Tu dunque ti dici grande ammiratore di papa Francesco e ciò mi rallegra. Poi aggiungi che sei non credente, agnostico come tanti e non riesco a pensare che il papa possa gioirne. Un cristiano non è felice di essere preferito a Cristo. Noi cristiani siamo tutti come l’asino su cui Gesù fece l’ingresso messianico a Gerusalemme. Nessun ciuchino può credere che gli “osanna” siano rivolti a lui: sono per il “Re umile” di Nazaret. E se qualcuno - come oggi accade - rimanesse affascinato da noi somarelli, anziché da Lui, «il più bello fra i figli dell’uomo», gli chiederemmo di aprire gli occhi, la mente e il cuore perché sta prendendo un abbaglio. Sulla fede hai un’idea sbagliata, quasi che si nascesse credenti o atei, come si nasce alti o bassi per natura. Ma non è così. La fede è un’esperienza per tutti ed è la festa della ragione. Tu affermi: «Io non sono ateo, ma sono agnostico. L’agnostico è più inquieto, non dice “Dio non c’è”, ma piuttosto “boh”». Certo, si può dire “boh” di fronte a una notizia, ma se è una notizia che ci riguarda, che riguarda ciò che abbiamo di più prezioso, è razionale e umano andare a verificarla: perché se è vera cambia tutta la vita.
Una tua canzone dice: «Ma bella più di tutte/ l’isola non trovata…/Il Re di Spagna fece vela/ cercando l’isola incantata,/ però quell’ isola non c’era/ e mai nessuno l’ha trovata:/ svanì di prua dalla galea/ come un’ idea,/ come una splendida utopia,/ è andata via e non tornerà mai più...». Ricevere l’annuncio cristiano è come essere raggiunti dalla notizia della scoperta di quell’isola che è il senso della vita. L’atteggiamento razionale è quello di chi vuol capire e verificare, ascolta i testimoni, guarda le immagini di quel mondo, infine parte e va a vedere quella nuova terra di persona.
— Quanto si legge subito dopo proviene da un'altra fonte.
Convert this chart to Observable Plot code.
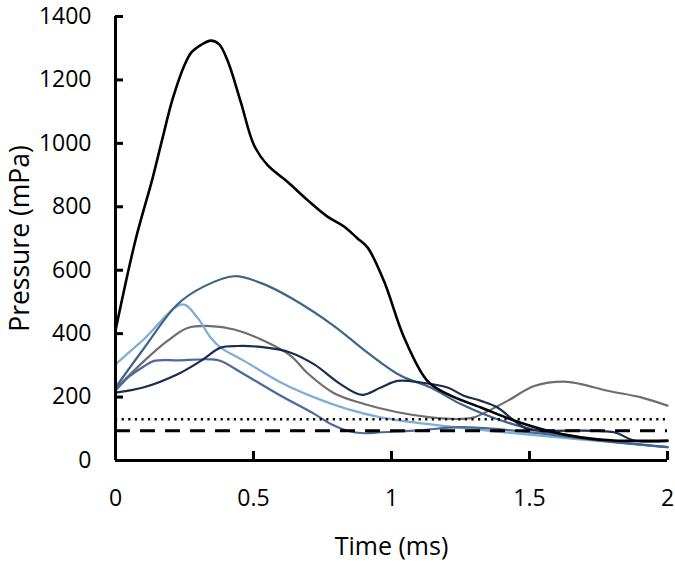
<!DOCTYPE html>
<html>
<head>
<meta charset="utf-8">
<script src="https://cdn.jsdelivr.net/npm/d3@7"></script>
<script src="https://cdn.jsdelivr.net/npm/@observablehq/plot@0.6"></script>
<style>
  html, body { margin: 0; padding: 0; background: #fff; }
  #chart [aria-label="y-axis label"] { font-size: 26.5px; }
</style>
</head>
<body>
<div id="chart"></div>
<script>
// Tick values and axis titles
const xTicks = [0, 0.5, 1, 1.5, 2];
const yTicks = [0, 200, 400, 600, 800, 1000, 1200, 1400];
const xTitle = "Time (ms)";
const yTitle = "Pressure (mPa)";

// Reference thresholds (mPa)
const dottedLevel = 130;
const dashedLevel = 94;

// Series: time (ms) and pressure (mPa)
const blackT = [0, 0.073, 0.134, 0.17, 0.207, 0.249, 0.275, 0.309, 0.345, 0.375, 0.406, 0.454, 0.502, 0.551, 0.623, 0.696, 0.768, 0.828, 0.877, 0.913, 0.973, 1.046, 1.130, 1.203, 1.324, 1.444, 1.565, 1.686, 1.806, 2.0];
const blackV = [410, 697, 889, 1015, 1140, 1245, 1287, 1310, 1324, 1313, 1261, 1130, 994, 931, 879, 821, 769, 738, 700, 672, 565, 387, 251, 209, 167, 126, 94, 73, 63, 63];

const steelT = [0, 0.1, 0.224, 0.321, 0.430, 0.526, 0.635, 0.792, 0.913, 1.034, 1.142, 1.251, 1.397, 1.565, 1.758, 2.0];
const steelV = [230, 350, 492, 549, 581, 560, 513, 424, 340, 267, 230, 178, 126, 88, 63, 42];

const lightT = [0, 0.1, 0.243, 0.297, 0.345, 0.381, 0.466, 0.599, 0.720, 0.841, 0.961, 1.082, 1.251, 1.420, 1.662, 2.0];
const lightV = [303, 380, 492, 450, 387, 356, 314, 246, 199, 162, 136, 120, 103, 88, 68, 42];

const mediumT = [0, 0.05, 0.1, 0.14, 0.224, 0.345, 0.381, 0.466, 0.599, 0.720, 0.780, 0.840, 0.900, 0.961, 1.082, 1.251, 1.444, 1.686, 2.0];
const mediumV = [220, 265, 295, 314, 316, 319, 314, 272, 204, 147, 115, 94, 86, 89, 94, 105, 94, 70, 42];

const navyT = [0, 0.1, 0.225, 0.309, 0.381, 0.442, 0.526, 0.635, 0.720, 0.815, 0.893, 0.961, 1.022, 1.106, 1.203, 1.260, 1.324, 1.384, 1.444, 1.493, 1.565, 1.806, 1.878, 2.0];
const navyV = [214, 230, 272, 314, 356, 361, 358, 340, 303, 241, 207, 230, 251, 246, 230, 205, 188, 167, 126, 99, 94, 89, 63, 61];

const greyT = [0, 0.104, 0.188, 0.261, 0.345, 0.430, 0.526, 0.635, 0.696, 0.792, 0.901, 1.022, 1.142, 1.251, 1.299, 1.420, 1.517, 1.625, 1.686, 1.783, 1.904, 2.0];
const greyV = [225, 314, 377, 418, 424, 413, 382, 330, 275, 212, 178, 152, 136, 131, 136, 188, 235, 249, 241, 220, 199, 173];

const series = [
  {name: "grey", t: greyT, v: greyV, color: "#6e6e6e", width: 2.2},
  {name: "light", t: lightT, v: lightV, color: "#7eaed8", width: 2.2},
  {name: "medium", t: mediumT, v: mediumV, color: "#4a6a9a", width: 2.2},
  {name: "steel", t: steelT, v: steelV, color: "#3e6488", width: 2.2},
  {name: "navy", t: navyT, v: navyV, color: "#1b2c52", width: 2.2},
  {name: "black", t: blackT, v: blackV, color: "#000000", width: 2.6}
];

const lineMarks = series.map(s =>
  Plot.line(s.t.map((t, i) => ({t, v: s.v[i]})), {
    x: "t", y: "v", stroke: s.color, strokeWidth: s.width, curve: "catmull-rom"
  })
);

const chart = Plot.plot({
  width: 675,
  height: 569,
  marginTop: 16,
  marginBottom: 109,
  marginLeft: 115,
  marginRight: 8,
  style: {fontFamily: "'Open Sans', sans-serif", fontSize: "23px", color: "#000", background: "#fff", overflow: "visible"},
  x: {domain: [0, 2]},
  y: {domain: [0, 1400]},
  marks: [
    ...lineMarks,
    Plot.ruleY([dottedLevel], {stroke: "#000", strokeWidth: 2.5, strokeDasharray: "2.2,4.4"}),
    Plot.ruleY([dashedLevel], {stroke: "#000", strokeWidth: 3, strokeDasharray: "15,10"}),
    Plot.axisY({ticks: yTicks, tickSize: -8, tickPadding: 32, strokeWidth: 3, tickFormat: d => String(d),
      label: yTitle, labelAnchor: "center", labelOffset: 105, labelArrow: "none"}),
    Plot.axisX({ticks: xTicks, tickSize: -9, tickPadding: 38, strokeWidth: 3, tickFormat: d => String(d), label: null}),
    Plot.text([xTitle], {text: d => d, frameAnchor: "bottom", dy: 86, fontSize: 25, lineAnchor: "middle"}),
    Plot.ruleX([0], {stroke: "#000", strokeWidth: 3}),
    Plot.ruleY([0], {stroke: "#000", strokeWidth: 3})
  ]
});
document.getElementById("chart").appendChild(chart);
</script>
</body>
</html>
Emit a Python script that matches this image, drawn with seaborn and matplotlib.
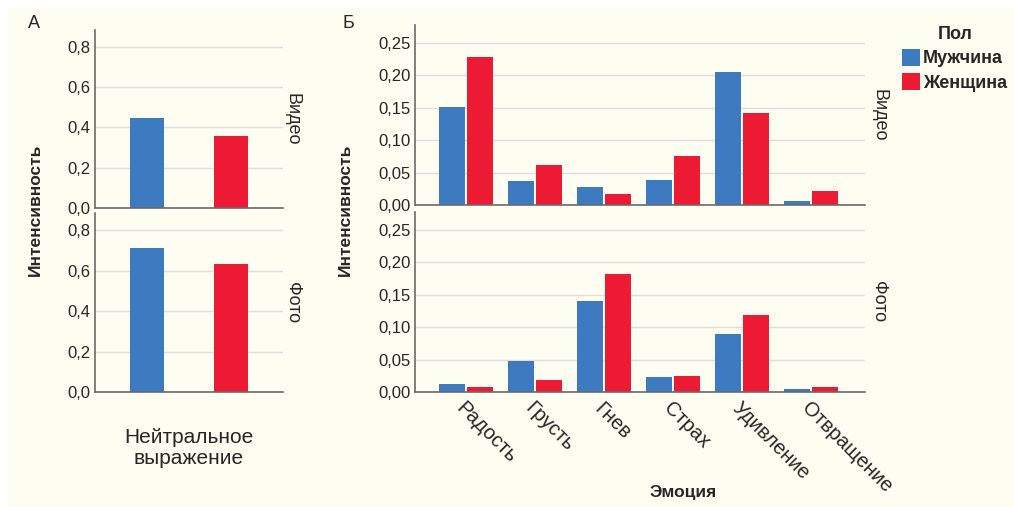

È esattamente quello che Gesù chiede fin dall’inizio del Vangelo: «Vieni e vedi». Ciò che la Chiesa ha anche tradotto così: «credi per capire», «coinvolgiti in una vita per toccare con mano». Mi pare irrazionale chi, pregiudizialmente, decreta che non è possibile che ci sia quell’isola e si copre gli occhi per non vedere e si tappa le orecchie per non sentire i testimoni e si rifiuta di partire. E dice “boh”, sprofondando in un triste scetticismo. Eppure è la terra che ci era sempre stata promessa, quella che da sempre avevamo desiderato e cercato con tutto il cuore. La nostra barca non può restare in porto con le vele arrotolate come nella poesia di Edgar Lee Masters.
Proprio tu, caro Guccini, con le tue canzoni, così intrise di Leopardi e di Gozzano, ci hai risvegliato la nostalgia di quell’isola, hai fatto innamorare la mia generazione delle vere, grandi domande della vita che urgevano nel cuore, sotto la coltre delle ideologie. Per questo a 18 anni, al liceo, io scrissi il mio primo volantino, firmato “Comunione e liberazione”, tutto con brani delle tue canzoni. Sorridendo dico che sei stato il mio Virgilio: «Facesti come quei che va di notte,/ che porta il lume dietro e sé non giova,/ ma dopo sé fa le persone dotte» (Pg XXII, 67-69). Ecco perché mi stringe il cuore quel tuo “boh”. Non è alla tua altezza. Tu sei di più.